HÖRDE 2020: Der neue Raum

Judith KuckartStadtbeschreiberin Judith Kuckart

DER NEUE RAUM

In welchen Heimaten leben wir jetzt?

Vor zwei Jahren war ich wieder in Dortmund, wohnte bei meiner Cousine am Winterberg 72, ging auf den PEN Kongress und am Samstagnachmittag zum Freundschaftsspiel des BVB gegen den 1. FC Köln. Abends bummelten die Cousine und ich um den Phönix-See. Es gibt hier Probleme mit den Enten, sagte sie und zündete sich eine Zigarette an. Den Weg zurück liefen wir durch ein paar Straßenzüge, die wie unter einer Zeitglocke neben den neuen Häusern rund um den Phönix See lagen – diesem neunen Wohnort ohne Seele, diesem schönsten Ausflugsziel in Dortmund?

Was denn nun?

Schon klar, die Stadt hat sich extrem verändert. Ich erinnere mich an das Früher, staune und bin neugierig auf das Jetzt. Der  Produktionsort der Montanindustrie wird zu einem Zentrum für Arbeitsforschung und Dienstleistung für Biomedizin, Logistik, Informationstechnologie, sowie Mikro- und Nanotechnologie.

Dortmunds Geschichte hat schon immer von Verwandlungen erzählt, in denen alchemistisch-magischen Vorstellungen weiterlebten: Materie lässt sich verwandeln in eine andere, etwas Unreines kann etwas Reines werden, etwas unterirdisch Erkaltetes kann oben auf der Erde leuchten, glühen, brennen, wärmen.  Denn was lehrt die Geschichte des Ruhrbergbaus anderes, als dass sich aus Kohle sehr wohl Gold machen lässt?

Was wird uns die Zukunft minus Kohle lehren? Welche Verwandlungen stehen jetzt an?

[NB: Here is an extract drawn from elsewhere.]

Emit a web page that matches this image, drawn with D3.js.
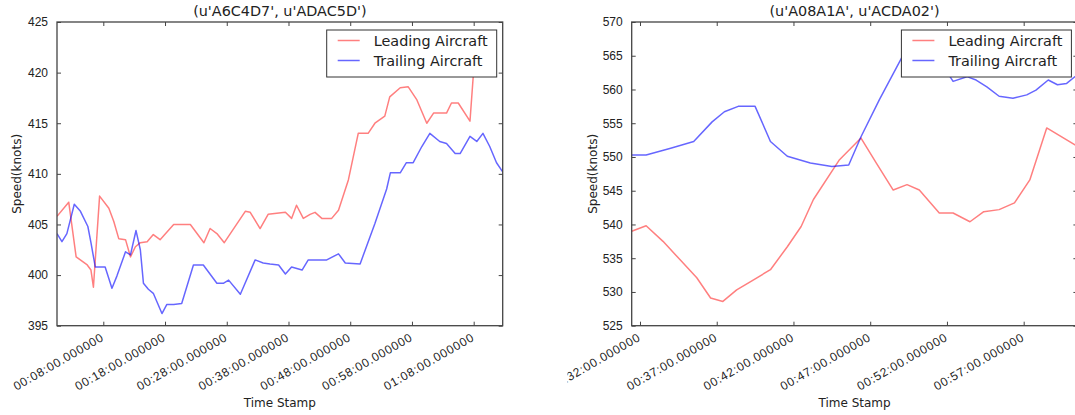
<!DOCTYPE html>
<html>
<head>
<meta charset="utf-8">
<script src="https://cdn.jsdelivr.net/npm/d3@7"></script>
<style>
  html, body { margin: 0; padding: 0; background: #fff; }
  svg { display: block; font-family: "DejaVu Sans", sans-serif; }
</style>
</head>
<body>
<svg id="chart" width="1075" height="415"></svg>
<script>
// ---- Pair 1: (u'A6C4D7', u'ADAC5D') — times in minutes, speeds in knots
const pair1Title = "(u'A6C4D7', u'ADAC5D')";
const pair1LeadTime = [0.5, 2.4, 3.6, 5.4, 6.0, 6.4, 7.4, 8.9, 9.7, 10.5, 11.6, 12.4, 13.2, 14.0, 15.1,
  16.1, 17.2, 19.4, 22.1, 24.3, 25.3, 26.4, 27.6, 31.0, 31.8, 33.4, 34.7, 37.5, 38.5, 39.3, 40.4,
  41.5, 42.3, 43.4, 45.0, 46.1, 47.7, 49.3, 50.9, 52.0, 53.6, 54.4, 56.1, 57.4, 58.8, 60.4, 61.5,
  63.6, 64.4, 65.5, 67.4, 68.4];
const pair1LeadSpeed = [405.8, 407.2, 401.8, 401.0, 400.5, 398.8, 407.8, 406.6, 405.3, 403.6, 403.5,
  401.8, 402.8, 403.2, 403.3, 404.0, 403.5, 405.0, 405.0, 403.2, 404.6, 404.1, 403.2, 406.3, 406.2,
  404.6, 406.0, 406.2, 405.6, 406.9, 405.6, 406.0, 406.2, 405.6, 405.6, 406.4, 409.4, 414.0, 414.0,
  415.0, 415.7, 417.6, 418.5, 418.6, 417.3, 415.0, 416.0, 416.0, 417.0, 417.0, 415.2, 423.6];
const pair1TrailTime = [0.5, 1.3, 2.1, 3.3, 4.3, 5.5, 6.0, 6.7, 7.5, 8.3, 9.4, 10.2, 11.6, 12.4, 13.3,
  14.0, 14.5, 15.3, 16.1, 17.5, 18.3, 19.4, 20.7, 22.6, 24.2, 26.4, 27.5, 28.3, 30.2, 32.6, 33.9,
  35.0, 36.4, 37.5, 38.5, 40.2, 41.2, 42.6, 44.2, 46.1, 47.2, 49.6, 52.0, 53.9, 54.5, 56.1, 57.1,
  58.2, 59.6, 60.9, 62.5, 63.6, 65.0, 65.8, 67.4, 68.5, 69.5, 70.6, 71.7, 72.7];
const pair1TrailSpeed = [404.1, 403.3, 404.1, 407.0, 406.3, 404.8, 403.2, 400.8, 400.8, 400.8, 398.7,
  399.9, 402.3, 402.0, 404.4, 402.5, 399.2, 398.6, 398.2, 396.2, 397.1, 397.1, 397.2, 401.0, 401.0,
  399.2, 399.2, 399.5, 398.1, 401.5, 401.2, 401.1, 401.0, 400.1, 400.8, 400.5, 401.5, 401.5, 401.5,
  402.1, 401.2, 401.1, 405.1, 408.5, 410.1, 410.1, 411.1, 411.1, 412.7, 414.0, 413.2, 413.0, 412.0,
  412.0, 413.7, 413.2, 414.0, 412.7, 411.1, 410.2];
const pair1SpeedTicks = [395, 400, 405, 410, 415, 420, 425];
const pair1TimeTicks = [8, 18, 28, 38, 48, 58, 68];

// ---- Pair 2: (u'A08A1A', u'ACDA02')
const pair2Title = "(u'A08A1A', u'ACDA02')";
const pair2LeadTime = [31.46, 32.4, 33.5, 34.6, 35.7, 36.6, 37.4, 38.3, 39.4, 40.5, 41.6, 42.5, 43.3,
  45.0, 46.4, 47.4, 48.5, 49.4, 50.2, 51.5, 52.4, 53.5, 54.4, 55.4, 56.4, 57.4, 58.5, 60.5];
const pair2LeadSpeed = [539.0, 539.8, 537.5, 534.8, 532.1, 529.1, 528.6, 530.3, 531.8, 533.3, 536.7,
  539.7, 543.7, 549.6, 552.8, 549.1, 545.1, 545.9, 545.1, 541.7, 541.7, 540.4, 541.9, 542.2, 543.2,
  546.6, 554.3, 551.6];
const pair2TrailTime = [31.46, 32.4, 34.0, 35.5, 36.7, 37.5, 38.4, 39.5, 40.5, 41.6, 43.1, 44.5, 45.6,
  46.4, 47.6, 49.1, 49.9, 51.2, 52.2, 52.4, 53.3, 53.9, 54.6, 55.4, 56.3, 57.2, 57.8, 58.6, 59.2,
  59.8, 60.5];
const pair2TrailSpeed = [550.3, 550.3, 551.3, 552.3, 555.2, 556.7, 557.5, 557.5, 552.3, 550.1, 549.1,
  548.6, 548.8, 553.0, 558.5, 564.9, 566.0, 564.0, 561.9, 561.2, 561.9, 561.4, 560.4, 559.0, 558.7,
  559.2, 559.9, 561.4, 560.7, 560.9, 562.2];
const pair2SpeedTicks = [525, 530, 535, 540, 545, 550, 555, 560, 565, 570];
const pair2TimeTicks = [32, 37, 42, 47, 52, 57];

const seriesNames = ["Leading Aircraft", "Trailing Aircraft"];
const seriesColors = ["rgba(255,0,0,0.5)", "rgba(0,0,255,0.6)"];

const svg = d3.select("#chart");
const pad2 = n => String(n).padStart(2, "0");
const fmtTime = m => pad2(Math.floor(m / 60)) + ":" + pad2(m % 60) + ":00.000000";

function drawPanel(cfg) {
  const { id, left, right, top, bottom, clipLeft } = cfg;
  const g = svg.append("g");
  if (clipLeft !== undefined) {
    svg.append("clipPath").attr("id", id + "-panel")
      .append("rect").attr("x", clipLeft).attr("y", 0).attr("width", 1075 - clipLeft).attr("height", 415);
    g.attr("clip-path", `url(#${id}-panel)`);
  }

  const allT = cfg.lead[0].concat(cfg.trail[0]);
  const x = d3.scaleLinear().domain(d3.extent(allT)).range([left, right]);
  const y = d3.scaleLinear().domain(d3.extent(cfg.yTicks)).range([bottom, top]);

  g.append("clipPath").attr("id", id + "-plot")
    .append("rect").attr("x", left).attr("y", top).attr("width", right - left).attr("height", bottom - top);

  const line = d3.line().x(d => x(d[0])).y(d => y(d[1]));
  const plot = g.append("g").attr("clip-path", `url(#${id}-plot)`);
  [cfg.lead, cfg.trail].forEach((s, i) => {
    plot.append("path")
      .datum(d3.zip(s[0], s[1]))
      .attr("d", line)
      .attr("fill", "none")
      .attr("stroke", seriesColors[i])
      .attr("stroke-width", 1.5)
      .attr("stroke-linejoin", "round");
  });

  // ticks pointing inward on all four sides
  const tickLen = 4;
  const axisColor = "#444";
  const bottomAxis = d3.axisBottom(x).tickValues(cfg.xTicks).tickSize(-tickLen).tickFormat(fmtTime);
  const gx = g.append("g").attr("transform", `translate(0,${bottom})`).call(bottomAxis);
  gx.select(".domain").remove();
  gx.selectAll(".tick line").attr("stroke", axisColor);
  gx.selectAll(".tick text")
    .attr("font-size", 12).attr("fill", "#222")
    .attr("letter-spacing", 0.8)
    .attr("text-anchor", "end")
    .attr("y", 0).attr("dy", 0)
    .attr("transform", "translate(1,14) rotate(-30)");

  const topAxis = d3.axisTop(x).tickValues(cfg.xTicks).tickSize(-tickLen).tickFormat("");
  const gt = g.append("g").attr("transform", `translate(0,${top})`).call(topAxis);
  gt.select(".domain").remove();
  gt.selectAll(".tick line").attr("stroke", axisColor);

  const leftAxis = d3.axisLeft(y).tickValues(cfg.yTicks).tickSize(-tickLen).tickPadding(9);
  const gy = g.append("g").attr("transform", `translate(${left},0)`).call(leftAxis);
  gy.select(".domain").remove();
  gy.selectAll(".tick line").attr("stroke", axisColor);
  gy.selectAll(".tick text").attr("font-size", 12).attr("fill", "#222");

  const rightAxis = d3.axisRight(y).tickValues(cfg.yTicks).tickSize(-tickLen).tickFormat("");
  const gr = g.append("g").attr("transform", `translate(${right},0)`).call(rightAxis);
  gr.select(".domain").remove();
  gr.selectAll(".tick line").attr("stroke", axisColor);

  // frame
  g.append("rect")
    .attr("x", left).attr("y", top).attr("width", right - left).attr("height", bottom - top)
    .attr("fill", "none").attr("stroke", axisColor).attr("stroke-width", 1.3);

  // title and axis labels
  g.append("text").attr("x", (left + right) / 2).attr("y", top - 6)
    .attr("text-anchor", "middle").attr("font-size", 14.4).attr("fill", "#222")
    .text(cfg.title);
  g.append("text").attr("x", (left + right) / 2).attr("y", 407)
    .attr("text-anchor", "middle").attr("font-size", 12).attr("fill", "#222")
    .text("Time Stamp");
  g.append("text")
    .attr("transform", `translate(${cfg.yLabelX},${(top + bottom) / 2}) rotate(-90)`)
    .attr("text-anchor", "middle").attr("font-size", 12).attr("fill", "#222")
    .text("Speed(knots)");

  // legend
  const lg = g.append("g").attr("transform", `translate(${right - 176},${top + 8})`);
  lg.append("rect").attr("x", 0).attr("y", 0).attr("width", 170).attr("height", 47)
    .attr("fill", "#fff").attr("stroke", "#333").attr("stroke-width", 1);
  seriesNames.forEach((name, i) => {
    const cy = 10.5 + i * 20;
    lg.append("line").attr("x1", 11).attr("x2", 33).attr("y1", cy).attr("y2", cy)
      .attr("stroke", seriesColors[i]).attr("stroke-width", 1.5);
    lg.append("text").attr("x", 47).attr("y", cy + 5.2)
      .attr("font-size", 14.4).attr("fill", "#222").text(name);
  });
}

drawPanel({
  id: "p1", left: 57, right: 502.7, top: 22, bottom: 325.7, yLabelX: 21,
  title: pair1Title,
  lead: [pair1LeadTime, pair1LeadSpeed], trail: [pair1TrailTime, pair1TrailSpeed],
  xTicks: pair1TimeTicks, yTicks: pair1SpeedTicks
});
drawPanel({
  id: "p2", left: 631.7, right: 1077.4, top: 22, bottom: 325.7, yLabelX: 597, clipLeft: 567.5,
  title: pair2Title,
  lead: [pair2LeadTime, pair2LeadSpeed], trail: [pair2TrailTime, pair2TrailSpeed],
  xTicks: pair2TimeTicks, yTicks: pair2SpeedTicks
});
</script>
</body>
</html>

Mit meiner Cousine sitze ich in dieser Stadt am Sonntag mit einer Tasse Filterkaffee auf den Stufen zur Veranda, wo früher die zwei Onkel saßen, die am  Hochofen arbeiteten.

Hier sitzt niemand mehr auf den Stufen, sagt die Cousine. Ihre türkischen Nachbarn kommen vorbei und grüßen.

Eine Woche später, wieder Sonntag, kommt eine Email: Sitze wieder mit Kaffee auf den Stufen und die Erdogans nebenan sitzen auch dort, trinken auch Kaffee. Am Fenster gegenüber scheint die alte Frau Hackbarth zu überlegen, ob sie nicht auch mit Kaffee rauskommt.